**OBJECTIVE**: Print the material below exactly as it stands, please, from its first line to the line holding "plt.rcParams['font.family'] = ['Liberation", with no pictures.

**RAW DATA**:
↓

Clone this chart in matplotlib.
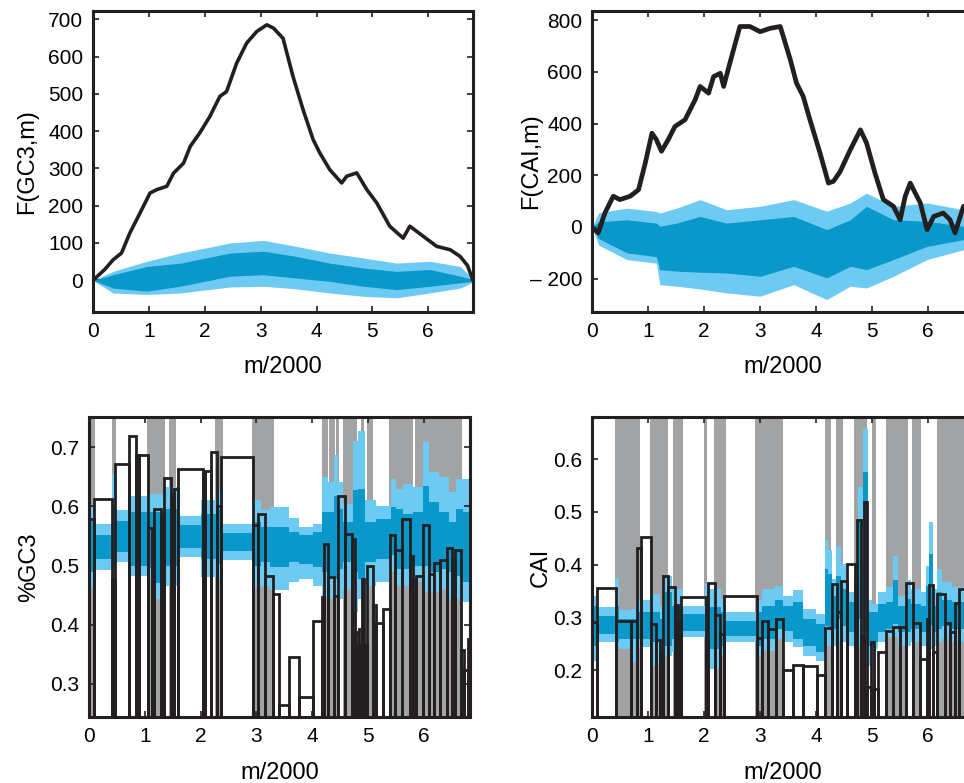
import matplotlib
matplotlib.use('Agg')
import matplotlib.pyplot as plt
import numpy as np

plt.rcParams['font.family'] = ['Liberation Sans', 'DejaVu Sans']

# ---------------- data ----------------
# top-left: cumulative F(GC3,m)
gcF_x = [0, 0.21, 0.36, 0.51, 0.66, 0.84, 1.02, 1.14, 1.32, 1.44, 1.62, 1.74, 1.91, 2.09, 2.27, 2.39,
         2.57, 2.75, 2.93, 3.11, 3.23, 3.40, 3.58, 3.76, 3.94, 4.06, 4.24, 4.45, 4.54, 4.72, 4.90, 5.08,
         5.31, 5.55, 5.67, 5.91, 6.15, 6.39, 6.57, 6.70, 6.80]
gcF_y = [0, 29, 55, 73, 127, 180, 234, 243, 252, 287, 314, 359, 395, 439, 493, 506,
         582, 636, 667, 685, 676, 649, 546, 457, 377, 341, 296, 261, 279, 288, 243, 207,
         145, 113, 145, 118, 91, 82, 64, 40, 0]
gcB_x = [0, 0.36, 0.96, 1.56, 2.45, 3.05, 3.64, 4.24, 4.84, 5.43, 6.03, 6.57, 6.8]
gcB_lu = [0, 24, 51, 73, 100, 107, 91, 73, 60, 46, 51, 37, 5]
gcB_du = [0, 15, 37, 46, 73, 78, 64, 46, 33, 24, 29, 11, 2]
gcB_dl = [0, -21, -29, -16, 11, 15, 6, -3, -16, -25, -16, -7, -2]
gcB_ll = [0, -34, -38, -34, -18, -16, -23, -34, -43, -47, -34, -21, -5]

# top-right: cumulative F(CAI,m)
caiF_x = [0, 0.11, 0.23, 0.38, 0.50, 0.68, 0.83, 0.95, 1.07, 1.15, 1.24, 1.36, 1.48, 1.66, 1.84, 1.93,
          2.08, 2.17, 2.29, 2.35, 2.46, 2.64, 2.82, 3.00, 3.18, 3.36, 3.54, 3.65, 3.77, 3.89, 4.07,
          4.22, 4.31, 4.43, 4.61, 4.79, 4.90, 5.05, 5.20, 5.38, 5.50, 5.59, 5.68, 5.77, 5.86, 5.98,
          6.10, 6.27, 6.39, 6.48, 6.63, 6.80]
caiF_y = [0, -23, 54, 119, 106, 119, 144, 247, 363, 338, 293, 338, 389, 415, 492, 544,
          518, 582, 595, 544, 634, 776, 776, 756, 769, 776, 647, 557, 505, 415, 286,
          170, 177, 215, 299, 376, 325, 209, 106, 80, 28, 119, 170, 131, 93, -10,
          41, 54, 28, -23, 80, 0]
caiB_x = [0, 0.12, 0.62, 1.15, 1.21, 1.51, 1.93, 2.40, 3.0, 3.6, 4.19, 4.61, 4.90, 5.38, 5.98, 6.63, 6.8]
caiB_lu = [0, 55, 73, 60, 54, 73, 106, 67, 80, 106, 61, 93, 131, 80, 93, 67, 50]
caiB_du = [0, 20, 28, 15, 3, 15, 41, 15, 28, 41, -10, 28, 80, 28, 22, 3, 0]
caiB_dl = [0, -45, -100, -115, -165, -171, -175, -178, -191, -152, -197, -152, -165, -126, -75, -49, -40]
caiB_ll = [0, -70, -126, -140, -223, -229, -240, -255, -268, -223, -281, -229, -236, -191, -126, -88, -70]

# bottom-left: %GC3 per window
gc_edges = [0.0, 0.096, 0.41, 0.466, 0.711, 0.842, 0.902, 1.063, 1.123, 1.171, 1.290, 1.338, 1.470, 1.529,
            1.601, 2.037, 2.073, 2.186, 2.288, 2.366, 2.933, 3.023, 3.154, 3.292, 3.399, 3.590, 3.757,
            4.008, 4.170, 4.217, 4.277, 4.397, 4.456, 4.588, 4.713, 4.773, 4.815, 4.845, 4.892, 4.934,
            4.976, 5.084, 5.143, 5.263, 5.394, 5.490, 5.609, 5.753, 5.812, 5.860, 5.992, 6.087, 6.189,
            6.290, 6.410, 6.505, 6.565, 6.667, 6.726, 6.786, 6.828]
gc_values = [0.578, 0.612, 0.478, 0.671, 0.719, 0.686, 0.687, 0.563, 0.551, 0.596, 0.583, 0.648, 0.621,
             0.630, 0.663, 0.656, 0.659, 0.692, 0.601, 0.684, 0.569, 0.587, 0.483, 0.452, 0.265, 0.346,
             0.278, 0.407, 0.447, 0.536, 0.480, 0.449, 0.618, 0.553, 0.544, 0.388, 0.365, 0.393, 0.478,
             0.365, 0.499, 0.434, 0.403, 0.427, 0.551, 0.527, 0.578, 0.516, 0.475, 0.483, 0.568, 0.486,
             0.504, 0.509, 0.529, 0.511, 0.527, 0.357, 0.324, 0.376]
gc_gray = [(0.02, 0.10), (0.41, 0.48), (1.04, 1.36), (1.44, 1.56), (2.26, 2.40), (2.92, 3.32),
           (4.17, 4.29), (4.31, 4.41), (4.43, 4.49), (4.56, 4.80), (4.87, 4.93), (4.98, 5.09),
           (5.37, 5.81), (5.84, 6.68)]
gcS_edges = [0, 0.10, 0.42, 0.48, 0.72, 1.08, 1.20, 1.36, 1.62, 2.01, 2.31, 2.40, 2.92, 3.08, 3.25, 3.59,
             3.77, 4.01, 4.17, 4.29, 4.40, 4.46, 4.55, 4.74, 4.82, 4.94, 5.15, 5.41, 5.50, 5.62, 5.80,
             5.98, 6.10, 6.28, 6.46, 6.58, 6.70, 6.83]
gcS_lu = [0.600, 0.571, 0.655, 0.593, 0.618, 0.621, 0.621, 0.632, 0.583, 0.610, 0.627, 0.571, 0.610,
          0.593, 0.599, 0.580, 0.565, 0.571, 0.649, 0.641, 0.686, 0.641, 0.604, 0.711, 0.728, 0.610,
          0.601, 0.646, 0.630, 0.638, 0.632, 0.708, 0.658, 0.649, 0.624, 0.646, 0.646]
gcS_du = [0.576, 0.552, 0.600, 0.575, 0.590, 0.590, 0.590, 0.596, 0.568, 0.587, 0.596, 0.555, 0.573,
          0.565, 0.565, 0.556, 0.551, 0.556, 0.590, 0.590, 0.618, 0.596, 0.573, 0.627, 0.630, 0.573,
          0.579, 0.599, 0.596, 0.587, 0.590, 0.635, 0.607, 0.590, 0.573, 0.596, 0.590]
gcS_dl = [0.489, 0.511, 0.500, 0.523, 0.500, 0.495, 0.470, 0.500, 0.529, 0.511, 0.503, 0.524, 0.500,
          0.506, 0.497, 0.506, 0.503, 0.497, 0.489, 0.483, 0.478, 0.494, 0.506, 0.489, 0.478, 0.506,
          0.511, 0.517, 0.494, 0.494, 0.500, 0.500, 0.489, 0.494, 0.489, 0.483, 0.472]
gcS_ll = [0.464, 0.492, 0.478, 0.506, 0.483, 0.478, 0.444, 0.466, 0.514, 0.480, 0.478, 0.509, 0.464,
          0.466, 0.458, 0.472, 0.477, 0.466, 0.444, 0.444, 0.444, 0.444, 0.461, 0.421, 0.444, 0.466,
          0.472, 0.489, 0.466, 0.466, 0.472, 0.455, 0.455, 0.461, 0.444, 0.444, 0.438]

# bottom-right: CAI per window
cai_edges = [0.0, 0.095, 0.435, 0.704, 0.811, 0.883, 1.061, 1.151, 1.210, 1.270, 1.348, 1.479, 1.538,
             1.586, 2.027, 2.075, 2.194, 2.284, 2.361, 2.940, 3.029, 3.148, 3.286, 3.405, 3.584, 3.763,
             4.019, 4.162, 4.281, 4.377, 4.449, 4.556, 4.687, 4.735, 4.794, 4.854, 4.914, 4.974, 5.033,
             5.104, 5.254, 5.373, 5.492, 5.612, 5.730, 5.850, 5.987, 6.011, 6.089, 6.166, 6.309, 6.387,
             6.476, 6.554, 6.70]
cai_values = [0.292, 0.356, 0.293, 0.294, 0.431, 0.452, 0.288, 0.257, 0.233, 0.378, 0.358, 0.324, 0.292,
              0.339, 0.256, 0.365, 0.305, 0.269, 0.341, 0.260, 0.293, 0.278, 0.297, 0.200, 0.210, 0.207,
              0.191, 0.279, 0.363, 0.310, 0.368, 0.401, 0.363, 0.484, 0.264, 0.518, 0.167, 0.254, 0.164,
              0.235, 0.275, 0.281, 0.282, 0.365, 0.289, 0.221, 0.297, 0.362, 0.234, 0.344, 0.289, 0.272,
              0.327, 0.353]
cai_gray = [(0.41, 0.85), (1.03, 1.36), (1.45, 1.63), (2.0, 2.06), (2.18, 2.39), (2.91, 3.41),
            (4.16, 4.26), (4.36, 4.48), (4.68, 4.90), (4.99, 5.06), (5.25, 5.64), (5.71, 5.88), (6.15, 6.8)]
caS_edges = [0, 0.10, 0.41, 0.48, 0.70, 0.82, 1.09, 1.21, 1.30, 1.42, 1.63, 2.02, 2.11, 2.31, 2.37, 2.94,
             3.03, 3.26, 3.40, 3.58, 3.76, 4.00, 4.16, 4.22, 4.28, 4.36, 4.45, 4.53, 4.68, 4.74, 4.84,
             4.92, 4.99, 5.11, 5.25, 5.37, 5.46, 5.61, 5.70, 5.88, 5.97, 6.01, 6.09, 6.15, 6.24, 6.42, 6.80]
caS_lu = [0.341, 0.319, 0.375, 0.313, 0.316, 0.332, 0.344, 0.322, 0.379, 0.354, 0.322, 0.363, 0.354,
          0.335, 0.310, 0.332, 0.354, 0.360, 0.341, 0.352, 0.315, 0.307, 0.446, 0.427, 0.373, 0.433,
          0.401, 0.348, 0.360, 0.547, 0.658, 0.332, 0.325, 0.348, 0.357, 0.417, 0.341, 0.370, 0.354,
          0.348, 0.398, 0.480, 0.354, 0.392, 0.367, 0.357]
caS_du = [0.322, 0.303, 0.322, 0.297, 0.297, 0.311, 0.310, 0.297, 0.348, 0.322, 0.307, 0.338, 0.319,
          0.310, 0.294, 0.310, 0.322, 0.332, 0.322, 0.329, 0.297, 0.288, 0.392, 0.382, 0.341, 0.379,
          0.354, 0.329, 0.335, 0.487, 0.575, 0.310, 0.310, 0.325, 0.329, 0.370, 0.322, 0.335, 0.325,
          0.322, 0.360, 0.420, 0.322, 0.348, 0.332, 0.329]
caS_dl = [0.246, 0.269, 0.253, 0.259, 0.259, 0.259, 0.253, 0.208, 0.246, 0.259, 0.275, 0.253, 0.240,
          0.246, 0.265, 0.246, 0.259, 0.278, 0.275, 0.259, 0.246, 0.234, 0.284, 0.278, 0.278, 0.297,
          0.284, 0.272, 0.278, 0.297, 0.272, 0.246, 0.253, 0.272, 0.278, 0.288, 0.272, 0.272, 0.278,
          0.272, 0.284, 0.284, 0.272, 0.278, 0.284, 0.278]
caS_ll = [0.218, 0.253, 0.246, 0.240, 0.215, 0.243, 0.208, 0.177, 0.227, 0.234, 0.262, 0.240, 0.202,
          0.227, 0.253, 0.227, 0.237, 0.259, 0.253, 0.243, 0.227, 0.218, 0.246, 0.246, 0.246, 0.253,
          0.253, 0.246, 0.240, 0.246, 0.221, 0.208, 0.240, 0.253, 0.262, 0.262, 0.246, 0.246, 0.253,
          0.246, 0.246, 0.240, 0.246, 0.253, 0.259, 0.253]

# ---------------- style ----------------
LIGHT = '#6DCBF3'
DARK = '#0A98CB'
GRAY = '#A2A3A5'
INK = '#231F20'
TICK_FS = 15
LAB_FS = 17

fig = plt.figure(figsize=(9.64, 7.83), dpi=100)
W, H = 964.0, 783.0


def make_ax(left, right, top, bottom):
    return fig.add_axes([left / W, 1 - bottom / H, (right - left) / W, (bottom - top) / H])


def style(ax, xlim, ylim, yticks, ylabel, ylab_x, xlab_y, yfmt=None):
    ax.set_xlim(*xlim)
    ax.set_ylim(*ylim)
    ax.set_xticks([0, 1, 2, 3, 4, 5, 6])
    ax.set_yticks(yticks)
    if yfmt:
        ax.set_yticklabels([yfmt(v) for v in yticks])
    ax.tick_params(direction='in', top=True, right=True, length=4, width=1.2,
                   labelsize=TICK_FS, pad=7, color=INK)
    for s in ax.spines.values():
        s.set_linewidth(2.2)
        s.set_color(INK)
        s.set_zorder(10)
    ax.set_xlabel('m/2000', fontsize=LAB_FS)
    ax.set_ylabel(ylabel, fontsize=LAB_FS)
    ax.xaxis.set_label_coords(0.5, xlab_y)
    ax.yaxis.set_label_coords(ylab_x, 0.5)


def step_fill(ax, edges, lo, hi, color, z):
    e = np.asarray(edges)
    ax.fill_between(e, np.r_[lo, lo[-1]], np.r_[hi, hi[-1]], step='post',
                    color=color, lw=0, zorder=z)


def bars(ax, edges, values, base):
    e = np.asarray(edges)
    v = np.asarray(values)
    ax.bar(e[:-1], v - base, width=np.diff(e), bottom=base, align='edge',
           fill=False, edgecolor=INK, linewidth=2.0, zorder=5)


# top-left
ax1 = make_ax(93, 473, 11, 312)
ax1.fill_between(gcB_x, gcB_ll, gcB_lu, color=LIGHT, lw=0, zorder=1)
ax1.fill_between(gcB_x, gcB_dl, gcB_du, color=DARK, lw=0, zorder=2)
ax1.plot(gcF_x, gcF_y, color=INK, lw=2.6, zorder=4)
style(ax1, (0, 6.8), (-85, 722), range(0, 701, 100), 'F(GC3,m)', -0.145, -0.145)

# top-right
ax2 = make_ax(592, 973, 11, 312)
ax2.fill_between(caiB_x, caiB_ll, caiB_lu, color=LIGHT, lw=0, zorder=1)
ax2.fill_between(caiB_x, caiB_dl, caiB_du, color=DARK, lw=0, zorder=2)
ax2.plot(caiF_x, caiF_y, color=INK, lw=3.4, zorder=4)
style(ax2, (0, 6.8), (-329, 836), [-200, 0, 200, 400, 600, 800], 'F(CAI,m)', -0.13, -0.145,
      yfmt=lambda v: ('\u2013 %d' % -v) if v < 0 else '%d' % v)

# bottom-left
ax3 = make_ax(89, 470, 417, 717)
for a, b in gc_gray:
    ax3.axvspan(a, b, color=GRAY, lw=0, zorder=0)
step_fill(ax3, gcS_edges, gcS_ll, gcS_lu, LIGHT, 1)
step_fill(ax3, gcS_edges, gcS_dl, gcS_du, DARK, 2)
bars(ax3, gc_edges, gc_values, 0.244)
style(ax3, (0, 6.83), (0.244, 0.751), [0.3, 0.4, 0.5, 0.6, 0.7], '%GC3', -0.129, -0.15,
      yfmt=lambda v: '%.1f' % v)

# bottom-right
ax4 = make_ax(592, 973, 417, 717)
for a, b in cai_gray:
    ax4.axvspan(a, b, color=GRAY, lw=0, zorder=0)
step_fill(ax4, caS_edges, caS_ll, caS_lu, LIGHT, 1)
step_fill(ax4, caS_edges, caS_dl, caS_du, DARK, 2)
bars(ax4, cai_edges, cai_values, 0.111)
style(ax4, (0, 6.8), (0.111, 0.68), [0.2, 0.3, 0.4, 0.5, 0.6], 'CAI', -0.105, -0.15,
      yfmt=lambda v: '%.1f' % v)

fig.savefig('out.png', dpi=100)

↑

**FINISHED ANSWER**:
Clone this chart in matplotlib.
import matplotlib
matplotlib.use('Agg')
import matplotlib.pyplot as plt
import numpy as np

plt.rcParams['font.family'] = ['Liberation Sans', 'DejaVu Sans']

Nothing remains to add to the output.